Since I don't determine the exam-grade cutoffs ahead of time, I can't tell you in advance exactly how many points you'll need to get a particular grade for the course. However, I'll should be able to tell you at any time what grade you're running up to that point. You can also go to my past classes webpage and look at what my grade-scales have been for various courses in the past. Be aware that until Summer 2009, UF had a bizarre "plus-grades but no minus-grades" system that forced me to decide whether to assign, for example, a C+ or a B to someone who I thought deserved a B-, in which case I rounded up to a B. So the cutoffs that you see in my classes for A, B, and C, up through spring 2009, are approximately where I'd have set the cutoffs for A-, B-, and C- had these grades been assignable at the time, which would have made my class GPA's a little lower.
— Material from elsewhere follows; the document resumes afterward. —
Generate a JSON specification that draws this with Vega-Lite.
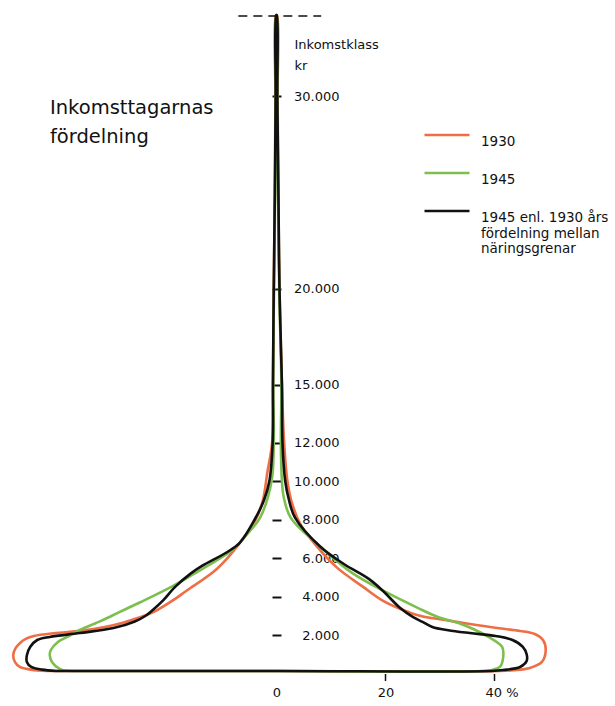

Student Honor Code: Students are expected to abide by the the Honor Code:
We, the members of the University of Florida community, pledge to hold ourselves and our peers to the highest standards of honesty and integrity.On all work submitted for credit by students at the university, the following pledge is either required or implied: "On my honor, I have neither given nor received unauthorized aid in doing this assignment."Religious Holidays: The following is part of the University of Florida Policy on Religious Holidays . "Students, upon prior notification of their instructors, shall be excused from class or other scheduled academic activity to observe a religious holy day of their faith."